I. Introduction

Robotic manipulators are increasingly deployed in challenging situations that include significant occlusion and clutter. Prime examples are warehouse automation and logistics, where such manipulators are tasked with picking up specific items from dense piles of a large variety of objects, as illustrated in Fig. 1. The difficult nature of this task was highlighted during the recent Amazon Robotics Challenges [1]. These robotic manipulation systems are generally endowed with a perception pipeline that starts with object recognition, followed by the object’s six degrees-of-freedom (6D) pose estimation. It is known to to be a computationally challenging problem, largely due to the combinatorial nature of the corresponding global search problem. A typical strategy for pose estimation methods [2]–[5] consists in generating a large number of candidate 6D poses for each object in the scene and refining hypotheses with the Iterative Closest Point (ICP) [6] method or its variants. The computational efficiency of this search problem is directly affected by the number of pose hypotheses. Reducing the number of candidate poses is thus an essential step towards real-time grasping of objects.
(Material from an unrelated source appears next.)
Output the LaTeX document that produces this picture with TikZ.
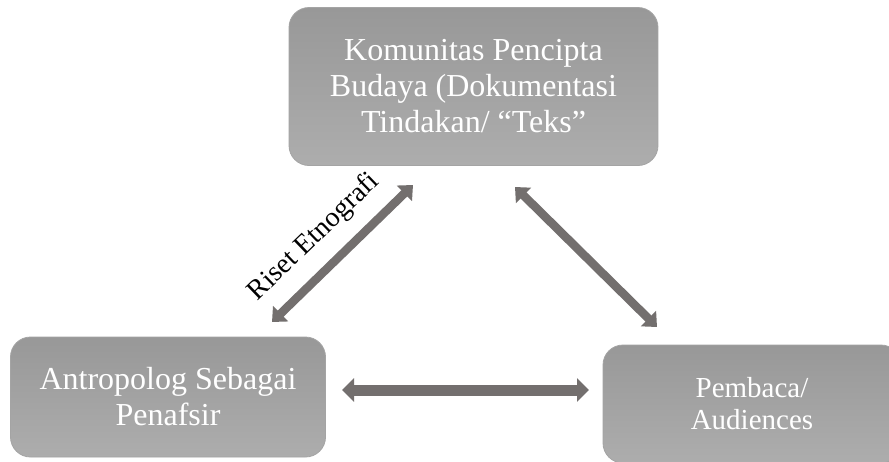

Fig. 1:

Overview of our approach for 6D pose estimation at inference time. This figure shows the pipeline for the drill object of the YCB-video dataset [7]. A deep learning model is trained with weakly annotated images. Extracted class-specific heatmaps, along with 3D models and the depth image, guide the Stochastic Congruent Sets (StoCS) method [8] to estimate 6D object poses. Further details of the network are available in Section III.